Is it ethical for an employer to evaluate a potential or current employee based on his/her myspace or facebook profile? I fist think there is a bigger question going on here, is it ethical for an employer to evaluate an employee based on his/her personal life? To answer that question I think one would have to consider the following; does this employee have a strong public relations role for the company, what type of company does the employee work for, is there a set of rules or obligations for the employee to conduct his or herself by already set forth by the employer.
If the employee has close ties to public relations it would matter what the employee does in his/her personal life, but it does depend on the level of public relations that would determine the degree in which the person would have to conduct his/herself on his/her own time in an area in which could be accessible or seen in public. For example, it would be inadvisable for let’s say the spokes person for an anti drunk driving company or campaign to post drunken pictures of him/herself online at a website like myspace or facebook that could be seen by the public. Just as it would be inadvisable for a person as such to be drunk in public, or even worse to drink and drive. In a scenario such as this, the actions of the employee would have a direct affect on the company, and of course the company has to look out for its best interest to stay afloat. So, in this case I would say that an employer could evaluate an employee based on his/her myspace and facebook accounts or any other areas that would/could be in the publics eye.
What kind of company does the employee work for? There are many different companies that do many different things in many different fields in many areas of the world. So, each company is unique, with its own way of doing things. So, lets say there is an employee that works for a crab processing plant, and his job is just to drive a forklift, and process crab into something eatable. Should it matter if this employee drinks on the weekend? I think it shouldn’t matter what this employee does, just as long it does not affect his work. Same with any employer/employee type relation it should not matter what the employee does outside of work unless it directly or sometimes indirectly affects the employer.
What about a code of conduct that employees have to follow? If there is a set-forth code of conduct in which employees know that they have to follow prior to employment with a certain company, they should follow that code of conduct. If the code of conduct includes use of drugs, or violations of the law, or any other rules, the rules should not be broken. If the employer discovers the employee has broken the code of conduct, the employer would take action. But, the method of how the employer discovers the violation of the code of conduct is the question here. Is it ethically right for a employer to look up an employees myspace to see if the employee has broken any of rules for a code of conduct? In this case I would say that the employer can not base any of the information found on a online account to fire or take action against a employee. For example, let’s say an employee thinks of himself as a bit of a comedian, so he decides to post on his myspace that he just smoked a bunch of heroin and he was drinking and driving. Horrible as that would be if it was the truth, but all the employee did was say it, he wrote words, committing no crime. So, how could an employer fire someone for a mere act of writing, there is no concrete proof of any violations of the code. The employee is simply using his freedom of speech right to make some humor, which is not against the law, nor should it be against company policy. Same with rumors in an office, unless they are proven, it is just a rumor and should be treated as such. So, in the case, no a employer can not take any actions against an employee based on a myspace or facebook account.

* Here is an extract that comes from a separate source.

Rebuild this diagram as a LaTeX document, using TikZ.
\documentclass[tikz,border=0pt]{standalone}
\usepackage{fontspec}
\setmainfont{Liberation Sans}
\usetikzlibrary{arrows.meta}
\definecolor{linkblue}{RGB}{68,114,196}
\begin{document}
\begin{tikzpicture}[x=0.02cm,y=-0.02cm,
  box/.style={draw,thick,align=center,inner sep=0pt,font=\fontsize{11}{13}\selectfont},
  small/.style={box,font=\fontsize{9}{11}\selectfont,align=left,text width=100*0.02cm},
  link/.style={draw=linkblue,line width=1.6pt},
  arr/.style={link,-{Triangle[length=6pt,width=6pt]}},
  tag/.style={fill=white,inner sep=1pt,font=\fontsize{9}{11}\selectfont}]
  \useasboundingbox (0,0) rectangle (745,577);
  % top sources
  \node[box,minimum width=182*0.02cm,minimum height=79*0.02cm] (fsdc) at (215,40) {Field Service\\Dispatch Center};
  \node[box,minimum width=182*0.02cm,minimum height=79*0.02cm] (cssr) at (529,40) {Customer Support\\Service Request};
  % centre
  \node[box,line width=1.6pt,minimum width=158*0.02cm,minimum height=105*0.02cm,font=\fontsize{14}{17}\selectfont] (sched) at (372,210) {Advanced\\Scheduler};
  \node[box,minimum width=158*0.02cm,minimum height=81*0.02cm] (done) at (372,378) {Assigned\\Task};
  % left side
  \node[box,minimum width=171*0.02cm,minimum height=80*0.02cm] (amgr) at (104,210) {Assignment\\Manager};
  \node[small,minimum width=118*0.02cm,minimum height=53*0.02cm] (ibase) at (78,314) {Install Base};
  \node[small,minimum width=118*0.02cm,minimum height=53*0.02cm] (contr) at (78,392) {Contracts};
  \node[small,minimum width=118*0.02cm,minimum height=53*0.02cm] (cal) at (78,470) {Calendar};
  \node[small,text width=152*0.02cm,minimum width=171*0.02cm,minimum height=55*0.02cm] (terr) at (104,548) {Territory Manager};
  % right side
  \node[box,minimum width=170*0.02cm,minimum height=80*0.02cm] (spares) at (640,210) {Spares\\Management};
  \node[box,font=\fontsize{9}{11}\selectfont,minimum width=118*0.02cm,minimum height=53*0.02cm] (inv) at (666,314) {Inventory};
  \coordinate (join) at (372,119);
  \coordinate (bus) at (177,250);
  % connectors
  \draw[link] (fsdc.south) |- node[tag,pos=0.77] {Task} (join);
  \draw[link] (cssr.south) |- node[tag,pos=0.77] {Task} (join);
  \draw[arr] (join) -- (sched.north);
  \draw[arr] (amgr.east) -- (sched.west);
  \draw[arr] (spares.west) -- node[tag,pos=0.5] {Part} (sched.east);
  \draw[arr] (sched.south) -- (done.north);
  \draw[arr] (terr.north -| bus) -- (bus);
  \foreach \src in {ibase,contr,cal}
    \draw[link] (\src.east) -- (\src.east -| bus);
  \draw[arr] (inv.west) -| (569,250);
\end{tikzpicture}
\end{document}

Other things to consider; is it ethically moral for an employer to “friend” its employees. I think this would depend on what the intentions of the employer is; if the employee has a restricted account (meaning that it is not public and only friends can view the info on the account) and the boss of that employee wants to “friend” the employee because they both consider each other mutual friends and have more than just a boss/employee role, then in that case I see no un-ethical practices. But, if the boss just wants to dig into the personal life of an employee to possible discriminate against based on the employees personal life, I not only see this as ethically wrong, but illegal as well.
Overall, can employers evaluate the employees based on Facebook or Myspace activities? Overall I would no, but it does depend to an extent. The only way that an employer could do this evaluation is if it directly affected the company in a negative way, and unless the employee is causing harm to the company in his/her personal life the company has no right into his/her personal life.